The story, I think, is a call to examine the relativity of sanity and, too, of truth itself. That truth may be relative isn’t a new idea. Many have propounded it. Protagoras, an ancient Greek, may have been one of the first ones. Some of his views are documented in an eponymous dialogue within Plato’s Dialogues. But the views that I find the most engaging are those of the Sufis.
Here’s a Sufi tale. Once a prophet told a man of an impending change in the nature of fresh water that will drive its consumers insane. The man was a little incredulous, but nevertheless, quite sanely, hoarded water in case something like this were to happen. The day foretold did arrive and all consumers of the maddening water (the only kind now available) turned insane. Our man was happy drinking from his secret supply of untainted water until he realized that everyone around him thought he was the insane one. Upon that realization, he reluctantly broke all the pots of good water, partook of the spurious one, and lived happily ever after.
One more story, one that belongs to Mullah Nasruddin, the sagacious comic of the oral Sufi tradition. To the ruler of a city state who was obsessed with only letting truthful people into his city, Mullah Nasruddin once said, “What we perceive to be the truth is generally only relative truth.” The ruler, who had set up a Truth Police to examine people for truthfulness, asked the Mullah to leave the city and then enter through its font gate, allowing for examination by the Truth Police before entry.
Next to the front city gate was set up a gallows. The truthful ones, as determined by the Truth Police, were allowed to walk in through the gate, the liars went to the gallows.
“You there, where go you?” asked the haughty Chief Truth Inspector as Mullah Nasruddin approached.
“To the gallows,” said the Mullah.
“That is a lie. You can’t deliberately be walking to your death.”
“Send me to the gallows, then, for lying.”

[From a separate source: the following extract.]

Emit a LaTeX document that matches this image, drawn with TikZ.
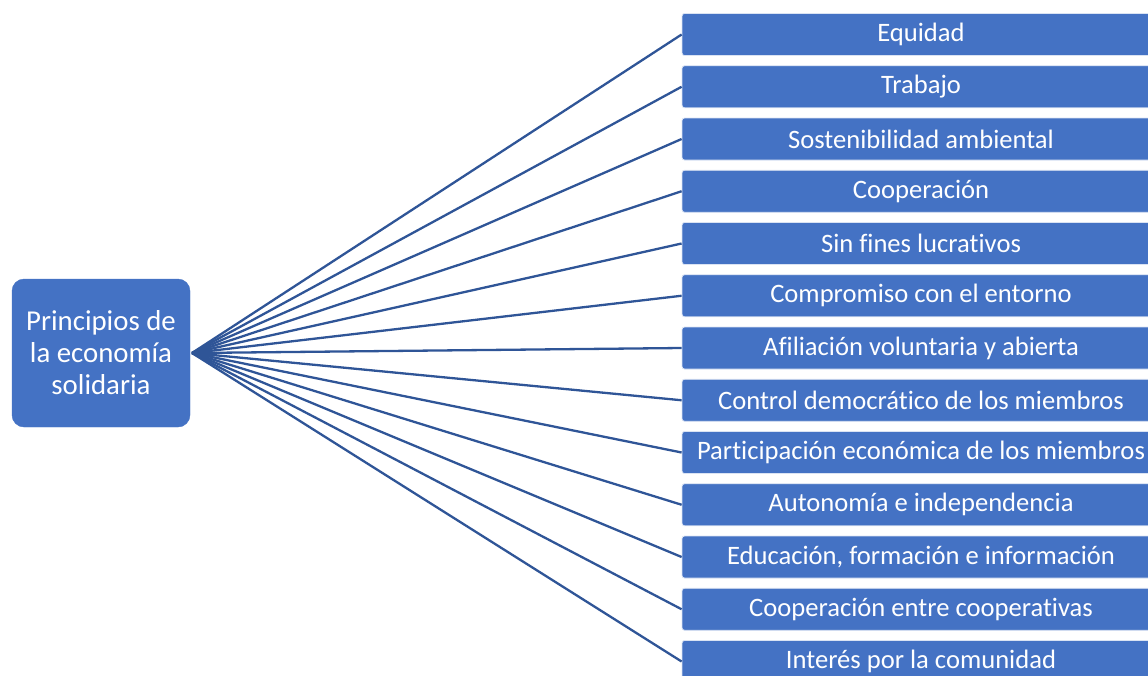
\documentclass[tikz,border=0pt]{standalone}
\usepackage{fontspec}
\setmainfont{Carlito}[Ligatures=NoCommon]
\usepackage{xcolor}
\usepackage{tikz}
\usetikzlibrary{positioning}

\definecolor{boxblue}{HTML}{4472C4}
\definecolor{lineblue}{HTML}{2F5597}

\tikzset{
    hub/.style={fill=boxblue, draw=boxblue, rounded corners=12pt, text=white,
        minimum width=178pt, minimum height=148pt, align=center,
        font=\fontsize{28.8}{32}\selectfont},
    item/.style={fill=boxblue, draw=white!80!boxblue, line width=0.8pt, rounded corners=2.5pt,
        text=white, minimum width=478pt, minimum height=42pt, inner sep=0pt,
        font=\fontsize{26.6}{30}\selectfont},
    link/.style={draw=lineblue, line width=2.3pt}
}

\begin{document}
\begin{tikzpicture}[x=1pt, y=-1pt]
        \useasboundingbox (0,0) rectangle (1148,675);
        \node [hub] (hub) at (101, 353) {Principios de\\la economía\\solidaria};
        \coordinate (tip) at (192, 353);

        \node [item] (equidad) at (921, 34.5) {Equidad};
        \node [item] (trabajo) at (921, 86.75) {Trabajo};
        \node [item] (ambiente) at (921, 139) {Sostenibilidad ambiental};
        \node [item] (cooper) at (921, 191.25) {Cooperación};
        \node [item] (lucro) at (921, 243.5) {Sin fines lucrativos};
        \node [item] (entorno) at (921, 295.75) {Compromiso con el entorno};
        \node [item] (afiliacion) at (921, 348) {Afiliación voluntaria y abierta};
        \node [item] (control) at (921, 400.25) {Control democrático de los miembros};
        \node [item] (particip) at (921, 452.5) {Participación económica de los miembros};
        \node [item] (autonomia) at (921, 504.75) {Autonomía e independencia};
        \node [item] (educacion) at (921, 557) {Educación, formación e información};
        \node [item] (entrecoop) at (921, 609.25) {Cooperación entre cooperativas};
        \node [item] (comunidad) at (921, 661.5) {Interés por la comunidad};

        \draw [link] (tip) -- (equidad.west);
        \draw [link] (tip) -- (trabajo.west);
        \draw [link] (tip) -- (ambiente.west);
        \draw [link] (tip) -- (cooper.west);
        \draw [link] (tip) -- (lucro.west);
        \draw [link] (tip) -- (entorno.west);
        \draw [link] (tip) -- (afiliacion.west);
        \draw [link] (tip) -- (control.west);
        \draw [link] (tip) -- (particip.west);
        \draw [link] (tip) -- (autonomia.west);
        \draw [link] (tip) -- (educacion.west);
        \draw [link] (tip) -- (entrecoop.west);
        \draw [link] (tip) -- (comunidad.west);
    \end{tikzpicture}
\end{document}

“But that will make your statement true, and you eligible for entry into the city.”
“Allow me in, then.”
“But that will make your statement false, and you eligible only for hanging.”
Having made his point, and leaving the Chief Inspector scratching his head, the Mullah sauntered into the city.
Lesson: Truth (like sanity) is relative. Hanging on to one’s beliefs and convictions is commendable, but enforcing the same convictions upon others—sometimes at the point of sword—is not. One man’s, even one nation’s, truth may be another’s lie. The humble understand this, the haughty don’t.
Is there also absolute truth? Protagoras, the ancient proponent of relativism, may disagree but the Sufi’s answer is a resounding “yes.” Indeed there is Absolute Truth. It is always the object of a Sufi’s quest, and the path to that Truth—God—is a direct one: no dogma or ritual or third-party endorsement required.